A US hydrogen infrastructure and project development outfit has mandated a banker to conduct a raise for equity and project capital.

Lifte H2, the Boston-based hydrogen infrastructure and project developer, has mandated a banker to conduct a Series A capital raise, according to two sources familiar with the matter.

Energy & Industrial Advisory Partners is running the process, which launched recently, the sources said.
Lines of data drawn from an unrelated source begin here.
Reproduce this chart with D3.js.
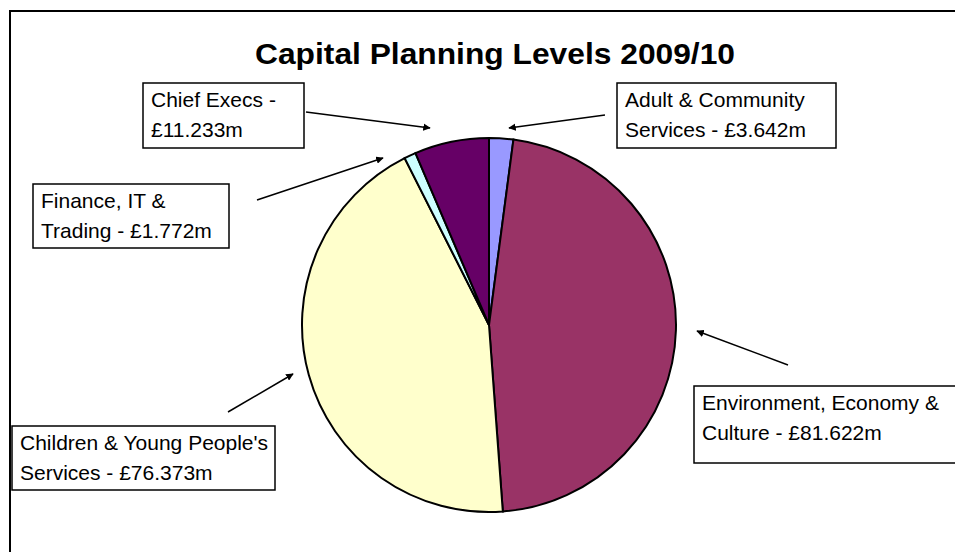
<!DOCTYPE html>
<html>
<head>
<meta charset="utf-8">
<script src="https://cdn.jsdelivr.net/npm/d3@7"></script>
<style>
  body { margin: 0; background: #fff; }
  text { font-family: "Liberation Sans", Arial, sans-serif; }
</style>
</head>
<body>
<div id="chart"></div>
<script>
// data, clockwise from 12 o'clock
const departments = ["Adult & Community Services", "Environment, Economy & Culture",
  "Children & Young People's Services", "Finance, IT & Trading", "Chief Execs"];
const amounts = [3.642, 81.622, 76.373, 1.772, 11.233];
const colours = ["#9999FF", "#993366", "#FFFFCC", "#CCFFFF", "#660066"];
const labelLines = [
  ["Adult & Community", "Services - £3.642m"],
  ["Environment, Economy &", "Culture - £81.622m"],
  ["Children & Young People's", "Services - £76.373m"],
  ["Finance, IT &", "Trading - £1.772m"],
  ["Chief Execs -", "£11.233m"]
];

const width = 955, height = 552;
const cx = 489, cy = 325, r = 187;

const svg = d3.select("#chart").append("svg")
  .attr("width", width).attr("height", height);

svg.append("defs").append("marker")
  .attr("id", "arrow").attr("viewBox", "0 0 10 10")
  .attr("refX", 9).attr("refY", 5)
  .attr("markerWidth", 5).attr("markerHeight", 5)
  .attr("orient", "auto")
  .append("path").attr("d", "M0,0 L10,5 L0,10 z").attr("fill", "#000");

// outer frame
svg.append("rect").attr("x", 10).attr("y", 11)
  .attr("width", 960).attr("height", 560)
  .attr("fill", "#fff").attr("stroke", "#000").attr("stroke-width", 2);

svg.append("text").attr("x", 495).attr("y", 64)
  .attr("text-anchor", "middle").attr("font-weight", "bold")
  .attr("font-size", 29).attr("textLength", 480).attr("lengthAdjust", "spacingAndGlyphs")
  .text("Capital Planning Levels 2009/10");

const pie = d3.pie().sort(null).value(d => d)(amounts);
const arc = d3.arc().innerRadius(0).outerRadius(r);

svg.append("g").attr("transform", `translate(${cx},${cy})`)
  .selectAll("path").data(pie).join("path")
  .attr("d", arc)
  .attr("fill", (d, i) => colours[i])
  .attr("stroke", "#000").attr("stroke-width", 2);

// label boxes [x, y, w, h] and leader arrows [x1, y1, x2, y2]
const boxes = [
  [617, 83, 219, 65],
  [694, 386, 262, 77],
  [12, 426, 263, 64],
  [33, 184, 196, 64],
  [143, 83, 161, 65]
];
const arrows = [
  [605, 115, 509, 128],
  [788, 365, 697, 331],
  [228, 412, 293, 374],
  [257, 200, 383, 158],
  [306, 112, 430, 128]
];

const labels = svg.append("g").selectAll("g").data(departments).join("g");
labels.append("rect")
  .attr("x", (d, i) => boxes[i][0]).attr("y", (d, i) => boxes[i][1])
  .attr("width", (d, i) => boxes[i][2]).attr("height", (d, i) => boxes[i][3])
  .attr("fill", "#fff").attr("stroke", "#000").attr("stroke-width", 1.5);
labels.each(function(d, i) {
  const t = d3.select(this).append("text")
    .attr("font-size", 21).attr("fill", "#000");
  labelLines[i].forEach((line, j) => {
    t.append("tspan").attr("x", boxes[i][0] + 8)
      .attr("y", boxes[i][1] + 24 + j * 30).text(line);
  });
});
labels.append("line")
  .attr("x1", (d, i) => arrows[i][0]).attr("y1", (d, i) => arrows[i][1])
  .attr("x2", (d, i) => arrows[i][2]).attr("y2", (d, i) => arrows[i][3])
  .attr("stroke", "#000").attr("stroke-width", 1.5)
  .attr("marker-end", "url(#arrow)");
</script>
</body>
</html>
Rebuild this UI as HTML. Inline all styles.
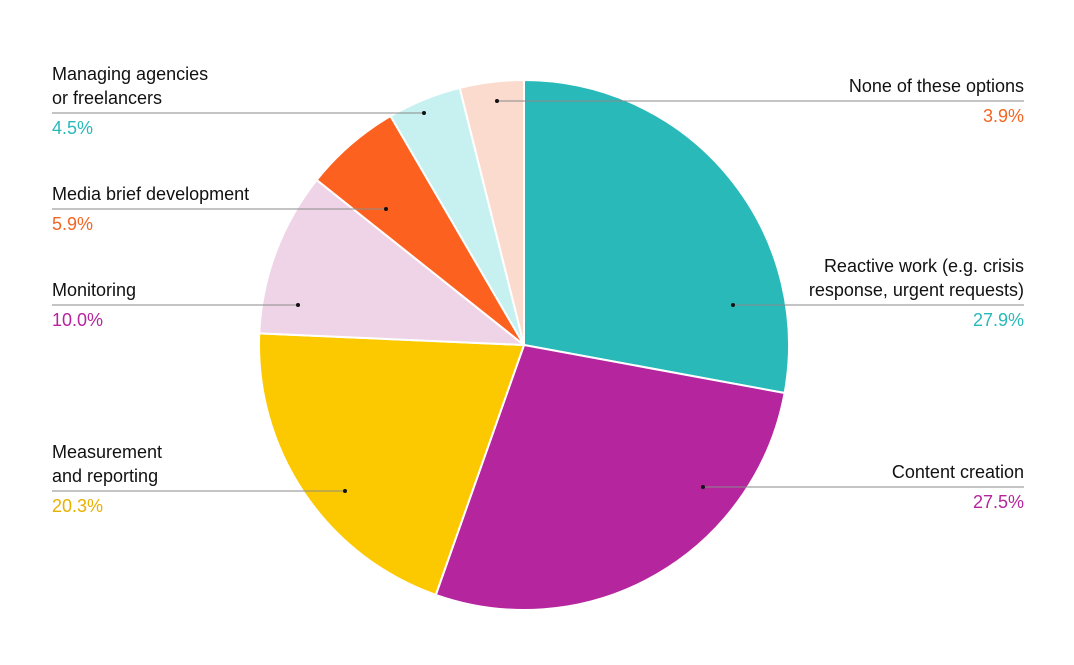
<!DOCTYPE html>
<html><head><meta charset="utf-8"><style>
body{margin:0;background:#fff;}
svg text{font-family:"Liberation Sans",sans-serif;font-size:18px;fill:#111;}
</style></head><body>
<svg id="chart" width="1074" height="660" xmlns="http://www.w3.org/2000/svg"></svg>
<script>
const categories=["Reactive work (e.g. crisis|response, urgent requests)","Content creation","Measurement|and reporting","Monitoring","Media brief development","Managing agencies|or freelancers","None of these options"];
const values=[27.9,27.5,20.3,10.0,5.9,4.5,3.9];
const valueLabels=["27.9%","27.5%","20.3%","10.0%","5.9%","4.5%","3.9%"];
const colors=["#29b9b9","#b5259e","#fcc900","#efd4e7","#fd6120","#c6f1f0","#fadbce"];
const labelColors=["#29b9b9","#b5259e","#e8b000","#b5259e","#f26522","#29b9b9","#f26522"];
const side=["r","r","l","l","l","l","r"];
const leadY=[305,487,491,305,209,113,101];
const dotX=[733,703,345,298,386,424,497];
const svg=document.getElementById('chart');
const NS="http://www.w3.org/2000/svg";
const cx=524,cy=345,R=265;
function mk(t,a){const e=document.createElementNS(NS,t);for(const k in a)e.setAttribute(k,a[k]);svg.appendChild(e);return e;}
const total=values.reduce((a,b)=>a+b,0);
let acc=0;
function pt(f,r){const a=f*2*Math.PI-Math.PI/2;return [cx+r*Math.cos(a),cy+r*Math.sin(a)];}
values.forEach((v,i)=>{
  const f0=acc/total,f1=(acc+v)/total;acc+=v;
  const p0=pt(f0,R),p1=pt(f1,R);const large=(f1-f0)>0.5?1:0;
  const p=mk('path',{d:`M${cx},${cy}L${p0[0]},${p0[1]}A${R},${R} 0 ${large} 1 ${p1[0]},${p1[1]}Z`,fill:colors[i],stroke:'#fff','stroke-width':2,'stroke-linejoin':'round'});
  
  
});
categories.forEach((c,i)=>{
  const y=leadY[i],r=side[i]==='r';
  const x1=r?dotX[i]:52,x2=r?1024:dotX[i];
  const l=mk('line',{x1:x1,y1:y,x2:x2,y2:y,stroke:'#8a8a8a','stroke-width':1});
  
  
  const d=mk('circle',{cx:dotX[i],cy:y,r:2,fill:'#111'});
  
  
  const lines=c.split('|');
  const tx=r?1024:52,anchor=r?'end':'start';
  lines.forEach((s,j)=>{
    const t=mk('text',{x:tx,y:y-9-(lines.length-1-j)*24,'text-anchor':anchor});
    t.textContent=s;
    
    
  });
  const pv=mk('text',{x:tx,y:y+21,'text-anchor':anchor});
  pv.style.fill=labelColors[i];
  pv.textContent=valueLabels[i];
  
  
});
</script>
</body></html>
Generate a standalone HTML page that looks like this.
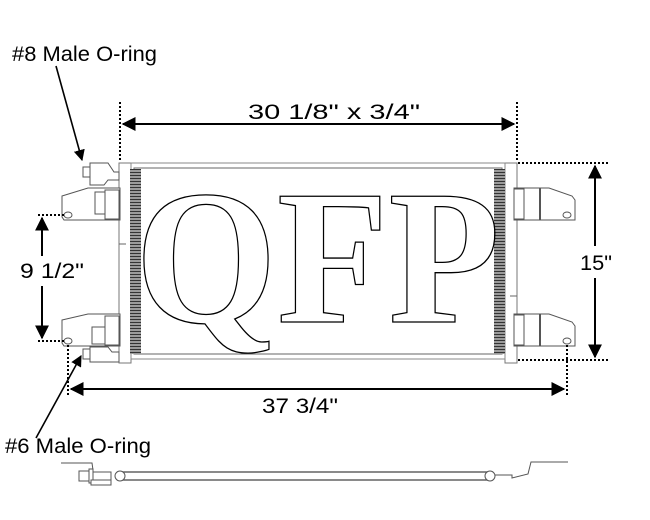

Lifte H2 is seeking equity in the topco and development capital for its first project.

Talks with strategic and financial investors are being conducted now.

Lifte H2, which also has offices in Berlin, is led by Co-founder and CEO Matthew Blieske, who served as global hydrogen product manager for Shell before starting Lifte H2 in 2021. The founding team also includes Jeremy Manaus, Angela Akroyd, Richard Zhang, Paul Karzel, and Richard Wiens, all of whom previously worked at Shell.

In January, the company launched two hydrogen transport and dispensing products, the MACH₂ Mobile Refueler, which is a combination dispenser and high-capacity trailer; and the MACH2 High-Capacity Hydrogen Trailer, which has a capacity of 1,330 kg at approximately 550 bar and, according to the company, enables the lowest cost per kilogram for over-the-road transport.

The company signed an MOU last year with Swiss compressor manufacturer Burckhardt Compression to develop a joint offering of hydrogen solutions.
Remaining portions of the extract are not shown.